If Trump waited until 2019 to appoint a director and the Democrats won 51 Senate seats in the 2018 midterms and Trump’s nominee was unable to win over any Democratic support, then this author’s, I guess, nightmare scenario could come true. But a lot has to happen to get there, including Trump abdicating his own constitutional authority to appoint a director.
I think it is a bigger concern that Trump might ultimately choose not to appoint a director at all, instead opting to use the Vacancies Act to appoint a series of interim directors. The CFPB was intended to be an independent agency (something like the Fed) rather than one under the President’s direct authority. Like it or not, that is the law. If Trump replaces Cordray with a series of interim directors who also report directly to him in other capacities (as Mulvaney does), then he undercuts the law.

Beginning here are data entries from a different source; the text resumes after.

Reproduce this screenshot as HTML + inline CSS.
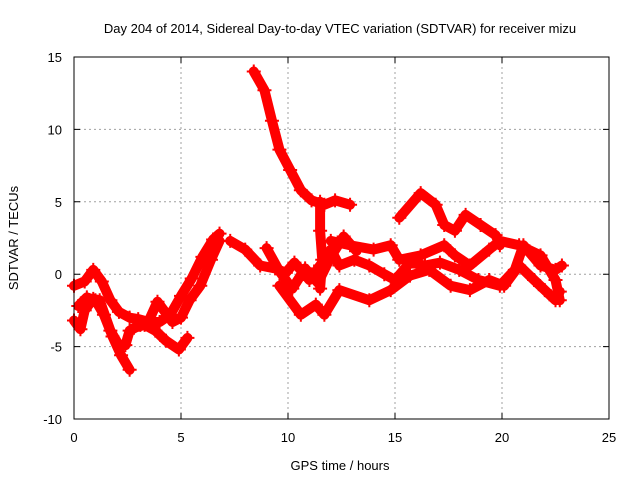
<!DOCTYPE html>
<html><head><meta charset="utf-8"><style>
body{margin:0;background:#fff;}
svg{display:block;font-family:"Liberation Sans",sans-serif;}
</style></head><body>
<svg id="chart" width="640" height="480">
<text x="340" y="33" text-anchor="middle" font-size="13">Day 204 of 2014, Sidereal Day-to-day VTEC variation (SDTVAR) for receiver mizu</text>
<text x="340" y="470" text-anchor="middle" font-size="13">GPS time / hours</text>
<text x="18" y="238" text-anchor="middle" font-size="13" transform="rotate(-90 18 238)">SDTVAR / TECUs</text>
<g id="grid"></g>
<g id="series"></g>
<rect x="74" y="57" width="535" height="362" fill="none" stroke="#000" stroke-width="1"/>
</svg>
<script>
const xTicks=[0,5,10,15,20,25];
const yTicks=[-10,-5,0,5,10,15];
const s1h=[0,0.5,0.9,1.3,1.7,2.1,2.6,3.0,3.5,4.0,4.5,5.0,5.5,6.0,6.5,6.8];
const s1v=[-0.8,-0.5,0.3,-0.5,-1.8,-2.6,-3.0,-3.1,-3.3,-3.3,-2.8,-1.5,-0.3,1.2,2.4,2.8];
const s2h=[0,0.3,0.5,0.9,1.2,1.7,2.1,2.4,2.6,3.1,3.5,3.9,4.2,4.6,5.0,5.4,5.9,6.4,6.8];
const s2v=[-3.2,-3.8,-2.5,-1.7,-1.8,-3.9,-4.9,-4.9,-3.9,-3.5,-3.2,-1.9,-2.5,-3.3,-3.0,-1.8,-0.8,1.0,2.3];
const s3h=[0.2,0.6,1.0,1.4,1.8,2.2,2.6];
const s3v=[-2.2,-1.6,-1.8,-2.8,-4.3,-5.6,-6.6];
const s4h=[2.8,3.3,3.8,4.3,4.9,5.3];
const s4v=[-3.7,-3.5,-3.9,-4.6,-5.2,-4.4];
const s5h=[8.4,8.9,9.25,9.6,10.1,10.6,11.1,11.7,12.2,12.9];
const s5v=[14,12.7,10.6,8.6,7.2,5.8,5.1,4.8,5.1,4.8];
const s6h=[7.3,8,8.7,9.4,9.9,10.3,11,11.5,12,12.4,13.1,13.8,14.5,15,15.7,16.4,17.1,18,18.9,19.9,20.6,21,21.8,22.5,22.8];
const s6v=[2.3,1.7,0.6,0.4,0.1,0.8,-0.4,0.6,1.7,0.6,1.0,0.6,0,-0.4,0.8,0.6,0.8,0.3,-0.4,-0.8,0.3,2.0,0.6,0.3,0.6];
const s7h=[12,12.9,14,14.8,15.2,16.2,17.3,17.8,18.5,19.4,19.9,20.8,21.8,22.5,22.7];
const s7v=[2.3,2.0,1.7,2.0,1.0,1.3,2.0,1.3,0.6,1.7,2.3,2.0,1.3,-0.4,-1.8];
const s8h=[9.6,10.6,11.3,11.7,12.4,13.8,14.8,15.7,16.6,17.6,18.5,19.4,20.1,20.8,21.5,22,22.5,22.7];
const s8v=[-0.8,-2.8,-2.1,-2.8,-1.1,-1.8,-1.1,-0.1,0.3,-0.8,-1.1,-0.4,-0.8,0.6,-0.4,-1.1,-1.8,-1.2];
const s9h=[15.2,16.2,16.9,17.3,17.8,18.3,19,19.7,19.9];
const s9v=[3.9,5.6,4.8,3.4,3.0,4.1,3.4,2.7,2.0];
const s10h=[11.5,11.5,11.6,11.5];
const s10v=[5.0,3.0,1.0,-1.0];
const s11h=[9.0,9.6,10.2,10.8,11.4,12.0,12.6,13.2];
const s11v=[1.8,0.2,-1.0,0.4,-0.6,1.2,2.6,1.6];
const seriesH=[s1h,s2h,s3h,s4h,s5h,s6h,s7h,s8h,s9h,s10h,s11h];
const seriesV=[s1v,s2v,s3v,s4v,s5v,s6v,s7v,s8v,s9v,s10v,s11v];
const X0=74,X1=609,Y0=419,Y1=57;
const xs=h=>X0+(h-0)/(25-0)*(X1-X0);
const ys=v=>Y0-(v+10)/(25)*(Y0-Y1);
const NS='http://www.w3.org/2000/svg';
const svg=document.getElementById('chart');
const grid=document.getElementById('grid');
xTicks.forEach(t=>{
  const x=xs(t);
  if(t>0&&t<25){const l=document.createElementNS(NS,'line');
  l.setAttribute('x1',x);l.setAttribute('x2',x);l.setAttribute('y1',Y1);l.setAttribute('y2',Y0);
  l.setAttribute('stroke','#a0a0a0');l.setAttribute('stroke-dasharray','2,3');
  
  
  grid.appendChild(l);}
  const tk=document.createElementNS(NS,'path');
  tk.setAttribute('d',`M${x},${Y0}v-6M${x},${Y1}v6`);tk.setAttribute('stroke','#000');
  
  
  grid.appendChild(tk);
  const tx=document.createElementNS(NS,'text');
  tx.setAttribute('x',x);tx.setAttribute('y',Y0+23);tx.setAttribute('text-anchor','middle');tx.setAttribute('font-size','13');
  tx.textContent=t;
  
  
  svg.appendChild(tx);
});
yTicks.forEach(t=>{
  const y=ys(t);
  if(t>-10&&t<15){const l=document.createElementNS(NS,'line');
  l.setAttribute('x1',X0);l.setAttribute('x2',X1);l.setAttribute('y1',y);l.setAttribute('y2',y);
  l.setAttribute('stroke','#a0a0a0');l.setAttribute('stroke-dasharray','2,3');
  
  
  grid.appendChild(l);}
  const tk=document.createElementNS(NS,'path');
  tk.setAttribute('d',`M${X0},${y}h6M${X1},${y}h-6`);tk.setAttribute('stroke','#000');
  
  
  grid.appendChild(tk);
  const tx=document.createElementNS(NS,'text');
  tx.setAttribute('x',X0-12);tx.setAttribute('y',y+5);tx.setAttribute('text-anchor','end');tx.setAttribute('font-size','13');
  tx.textContent=t;
  
  
  svg.appendChild(tx);
});
const sg=document.getElementById('series');
seriesH.forEach((H,i)=>{
  const V=seriesV[i];
  const pl=document.createElementNS(NS,'polyline');
  pl.setAttribute('points',H.map((h,j)=>xs(h)+','+ys(V[j])).join(' '));
  pl.setAttribute('fill','none');pl.setAttribute('stroke','#ff0000');
  pl.setAttribute('stroke-width','10');pl.setAttribute('stroke-linejoin','round');pl.setAttribute('stroke-linecap','round');
  
  
  sg.appendChild(pl);
  H.forEach((h,j)=>{
    const x=xs(h),y=ys(V[j]);
    const p=document.createElementNS(NS,'path');
    p.setAttribute('d',`M${x-7},${y}h14M${x},${y-7}v14`);
    p.setAttribute('stroke','#ff0000');p.setAttribute('stroke-width','2');
    
    
    sg.appendChild(p);
  });
});
</script>
</body></html>
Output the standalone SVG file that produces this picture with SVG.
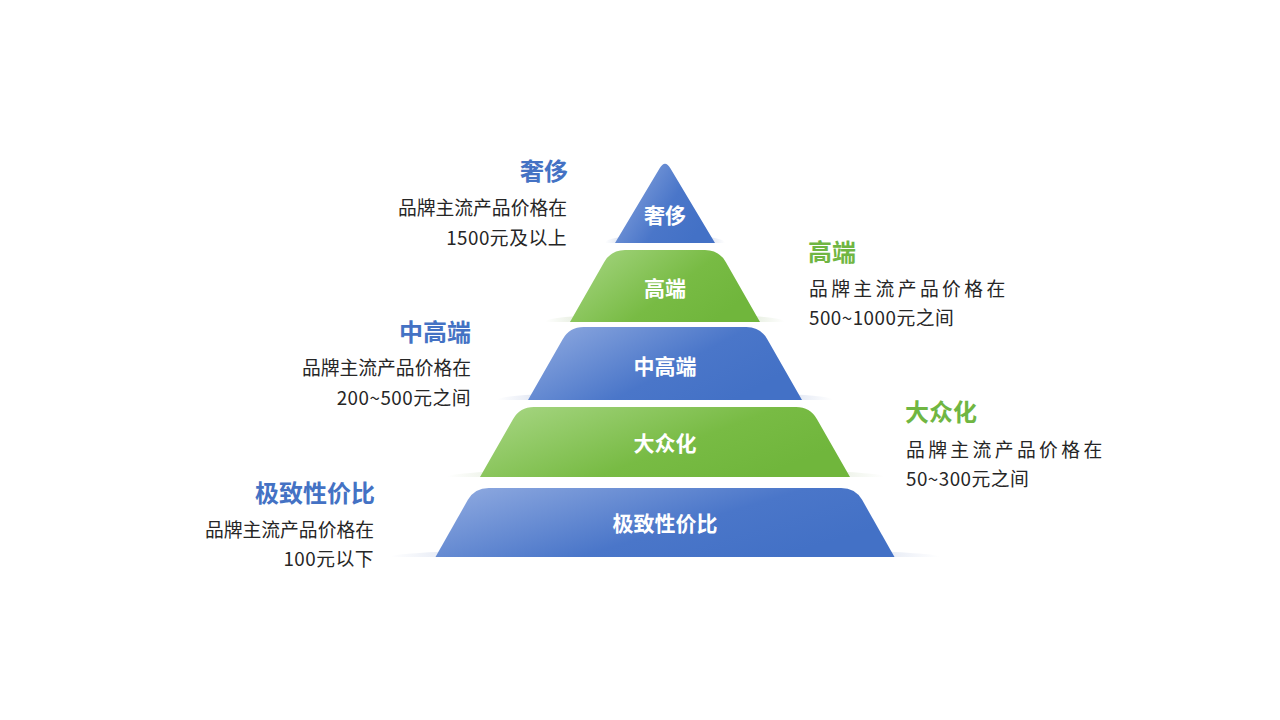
<svg xmlns="http://www.w3.org/2000/svg" width="1280" height="720" viewBox="0 0 1280 720">
  <defs>
    <linearGradient id="gBlue" x1="0" y1="0" x2="1" y2="0.5">
      <stop offset="0" stop-color="#92ace1"/>
      <stop offset="0.65" stop-color="#4a76c9"/>
      <stop offset="1" stop-color="#4371c6"/>
    </linearGradient>
    <linearGradient id="gGreen" x1="0" y1="0" x2="1" y2="0.5">
      <stop offset="0" stop-color="#a9d786"/>
      <stop offset="0.65" stop-color="#78bb44"/>
      <stop offset="1" stop-color="#70b63c"/>
    </linearGradient>
    <linearGradient id="shBlue" x1="0" y1="0" x2="1" y2="0">
      <stop offset="0" stop-color="#cdd6ea" stop-opacity="0"/>
      <stop offset="0.2" stop-color="#cdd6ea" stop-opacity="1"/>
      <stop offset="0.8" stop-color="#cdd6ea" stop-opacity="1"/>
      <stop offset="1" stop-color="#cdd6ea" stop-opacity="0"/>
    </linearGradient>
    <linearGradient id="shGreen" x1="0" y1="0" x2="1" y2="0">
      <stop offset="0" stop-color="#dbe6d1" stop-opacity="0"/>
      <stop offset="0.2" stop-color="#dbe6d1" stop-opacity="1"/>
      <stop offset="0.8" stop-color="#dbe6d1" stop-opacity="1"/>
      <stop offset="1" stop-color="#dbe6d1" stop-opacity="0"/>
    </linearGradient>
    <style>
      .tier { font-family: "Noto Sans CJK SC", "Noto Sans", sans-serif; font-weight: bold; font-size: 21px; fill: #ffffff; text-anchor: middle; }
      .title { font-family: "Noto Sans CJK SC", "Noto Sans", sans-serif; font-weight: bold; font-size: 24px; }
      .blue { fill: #4472c4; }
      .green { fill: #70b642; }
      .desc { font-family: "Noto Sans CJK SC", "Noto Sans", sans-serif; font-size: 18.8px; fill: #262626; }
      .num { letter-spacing: 0.5px; }
      .end { text-anchor: end; }
      .spaced { letter-spacing: 3.4px; }
    </style>
  </defs>

  <g id="tier1">
    <path d="M 605,243 A 60,9 0 0 1 725,243 Z" fill="url(#shBlue)"/>
    <path d="M 615,243 L 659.5,168.5 Q 665,159 670.5,168.5 L 715,243 Z" fill="url(#gBlue)"/>
    <text class="tier" x="665" y="223">奢侈</text>
  </g>

  <g id="tier2">
    <path d="M 545,322 A 120,9 0 0 1 785,322 Z" fill="url(#shGreen)"/>
    <path d="M 570,322 L 604.1,262.2 Q 611,250 625,250 L 705,250 Q 719,250 725.9,262.2 L 760,322 Z" fill="url(#gGreen)"/>
    <text class="tier" x="665" y="296">高端</text>
  </g>

  <g id="tier3">
    <path d="M 497,400 A 168,9 0 0 1 833,400 Z" fill="url(#shBlue)"/>
    <path d="M 528,400 L 562.7,339.2 Q 569.6,327 583.6,327 L 746.4,327 Q 760.4,327 767.3,339.2 L 802,400 Z" fill="url(#gBlue)"/>
    <text class="tier" x="665" y="374">中高端</text>
  </g>

  <g id="tier4">
    <path d="M 447,477 A 219,9 0 0 1 885,477 Z" fill="url(#shGreen)"/>
    <path d="M 480,477 L 513,419.2 Q 519.9,407 533.9,407 L 796.1,407 Q 810.1,407 817,419.2 L 850,477 Z" fill="url(#gGreen)"/>
    <text class="tier" x="665" y="451">大众化</text>
  </g>

  <g id="tier5">
    <path d="M 390,557 A 275,9 0 0 1 940,557 Z" fill="url(#shBlue)"/>
    <path d="M 435.5,557 L 467.9,499.8 Q 474.8,488 488.8,488 L 841.2,488 Q 855.2,488 862.1,499.8 L 894.5,557 Z" fill="url(#gBlue)"/>
    <text class="tier" x="665" y="531">极致性价比</text>
  </g>

  <g id="label-luxury">
    <text class="title blue end" x="568" y="180">奢侈</text>
    <text class="desc end" x="567" y="215">品牌主流产品价格在</text>
    <text class="desc num end" x="567" y="245">1500元及以上</text>
  </g>

  <g id="label-high">
    <text class="title green" x="808" y="261">高端</text>
    <text class="desc spaced" x="809" y="296">品牌主流产品价格在</text>
    <text class="desc num" x="809" y="325">500~1000元之间</text>
  </g>

  <g id="label-midhigh">
    <text class="title blue end" x="471" y="341">中高端</text>
    <text class="desc end" x="471" y="375">品牌主流产品价格在</text>
    <text class="desc num end" x="471" y="405">200~500元之间</text>
  </g>

  <g id="label-mass">
    <text class="title green" x="905" y="421">大众化</text>
    <text class="desc spaced" x="906" y="457">品牌主流产品价格在</text>
    <text class="desc num" x="906" y="486">50~300元之间</text>
  </g>

  <g id="label-value">
    <text class="title blue end" x="375" y="502">极致性价比</text>
    <text class="desc end" x="374" y="537">品牌主流产品价格在</text>
    <text class="desc num end" x="374" y="566">100元以下</text>
  </g>

  <g id="connectors"></g>
</svg>
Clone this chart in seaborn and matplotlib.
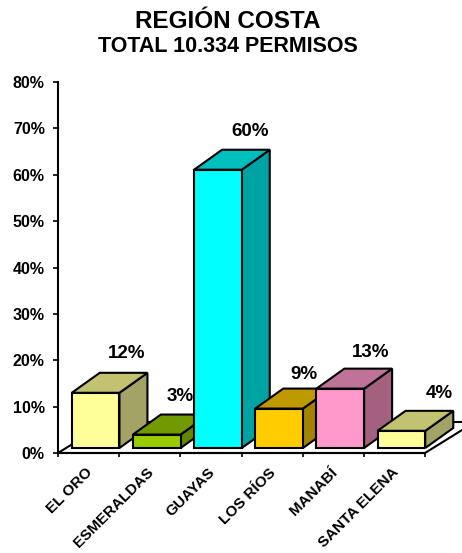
import numpy as np
import pandas as pd
import matplotlib
matplotlib.use("Agg")
import matplotlib.pyplot as plt
from matplotlib.patches import Polygon
from matplotlib.transforms import ScaledTranslation
import seaborn as sns

categories = ["EL ORO", "ESMERALDAS", "GUAYAS", "LOS RÍOS", "MANABÍ", "SANTA ELENA"]
values = [11.9, 2.9, 60.0, 8.5, 12.8, 3.7]
labels = ["12%", "3%", "60%", "9%", "13%", "4%"]
front_colors = ["#FFFF99", "#99CC00", "#00FFFF", "#FFCC00", "#FF99CC", "#FFFF99"]
top_colors = ["#C2C270", "#739900", "#00BFBF", "#BF9900", "#BF7399", "#C2C270"]
side_colors = ["#A3A366", "#648500", "#00A3A3", "#A38300", "#A3617F", "#A3A366"]
y_ticks = [0, 10, 20, 30, 40, 50, 60, 70, 80]
label_offsets = [(31, 39), (23, 38), (32, 38), (25, 34), (30, 36), (38, 37)]

sns.set_style("white")
plt.rcParams["font.family"] = ["Liberation Sans", "DejaVu Sans"]

W, H = 462, 553
fig = plt.figure(figsize=(W / 100, H / 100), dpi=100, facecolor="white")
L, R, T, B = 58, 425, 82, 453
ax = fig.add_axes([L / W, (H - B) / H, (R - L) / W, (B - T) / H])
ax.patch.set_alpha(0)

df = pd.DataFrame({"prov": categories, "val": values})
sns.barplot(data=df, x="prov", y="val", hue="prov", order=categories, hue_order=categories,
            palette=front_colors, saturation=1, width=0.78, legend=False, ax=ax,
            edgecolor="black", linewidth=1.5)
ax.set_xlim(-0.5, 5.5)
ax.set_ylim(0, 80)
ax.set_xlabel("")
ax.set_ylabel("")

px_x = (R - L) / 6
px_y = (B - T) / 80
base = 5 / px_y
shift = 7 / px_x
dx, dy = 28 / px_x, 20 / px_y

bars = list(ax.patches)

# floor
fdx, fdy = 50 / px_x, 31 / px_y
ax.add_patch(Polygon([(-0.5, 0), (5.5, 0), (5.5 + fdx, fdy), (-0.5 + fdx, fdy)], closed=True,
                     facecolor="white", edgecolor="black", linewidth=1.5, zorder=1, clip_on=False))

for i, p in enumerate(bars):
    p.set_y(base)
    p.set_x(p.get_x() + shift)
    p.set_zorder(11 + 2 * i)
    x0, w, h = p.get_x(), p.get_width(), p.get_height()
    x1, y0, y1 = x0 + w, base, base + h
    ax.add_patch(Polygon([(x1, y0), (x1 + dx, y0 + dy), (x1 + dx, y1 + dy), (x1, y1)], closed=True,
                         facecolor=side_colors[i], edgecolor="black", linewidth=1.5,
                         zorder=10 + 2 * i, clip_on=False))
    ax.add_patch(Polygon([(x0, y1), (x1, y1), (x1 + dx, y1 + dy), (x0 + dx, y1 + dy)], closed=True,
                         facecolor=top_colors[i], edgecolor="black", linewidth=1.5,
                         zorder=10 + 2 * i, clip_on=False))
    ax.annotate(labels[i], (x0 + w / 2, y1), xytext=label_offsets[i], textcoords="offset pixels",
                ha="center", va="center", fontsize=13.5, fontweight="bold", color="black",
                zorder=60, annotation_clip=False)

for s in ["top", "right"]:
    ax.spines[s].set_visible(False)
for s in ["left", "bottom"]:
    ax.spines[s].set_linewidth(1.5)
    ax.spines[s].set_color("black")

ax.set_yticks(y_ticks)
ax.set_yticklabels([f"{v}%" for v in y_ticks], fontsize=11.5, fontweight="bold", color="black")
ax.tick_params(axis="y", which="major", left=True, length=3.5, width=1.2, pad=6, color="black")
ax.set_xticks(range(6))
ax.set_xticklabels(categories, rotation=45, ha="right", rotation_mode="anchor",
                   fontsize=11, fontweight="bold", color="black")
ax.tick_params(axis="x", which="major", bottom=False, length=0, pad=9)
ax.set_xticks(np.arange(-0.5, 6), minor=True)
ax.tick_params(axis="x", which="minor", bottom=True, length=3, width=1.2, color="black")
off = ScaledTranslation(-3 / 100, 0, fig.dpi_scale_trans)
for t in ax.get_xticklabels():
    t.set_transform(t.get_transform() + off)

fig.text(228 / W, 1 - 21 / H, "REGIÓN COSTA", ha="center", va="center",
         fontsize=17.5, fontweight="bold", color="black")
fig.text(228 / W, 1 - 46 / H, "TOTAL 10.334 PERMISOS", ha="center", va="center",
         fontsize=15.5, fontweight="bold", color="black")

fig.savefig("out.png", dpi=100, facecolor="white")
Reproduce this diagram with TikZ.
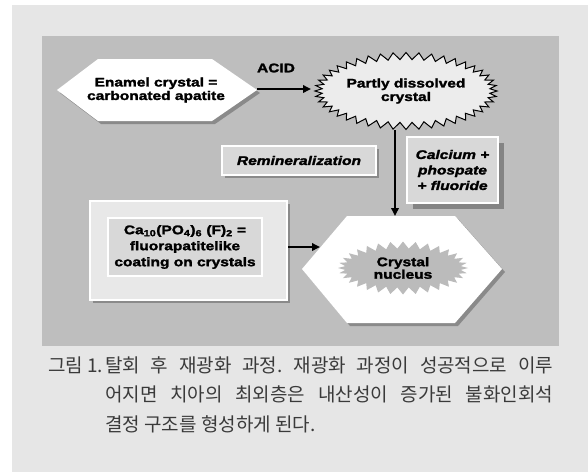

An interim director is understandable following a resignation. But I would like to see Trump nominate someone for Senate confirmation, whether it be Mulavaney or someone else. If he’s concerned about getting blocked in the Senate, then he should do that sooner rather than later.
Phil
Nov 30 2017 at 2:38pm
But the records the police obtained where not Carpenter’s records; they were the phone company’s records. The law is well established (Smith v. Maryland) that when you share your information with a third party — like a bank when you write a check, or the phone company when you dial a phone — you can no longer say it is your private information. Exceptions, of course, exist under specific laws protecting school records and health records, but not phone records.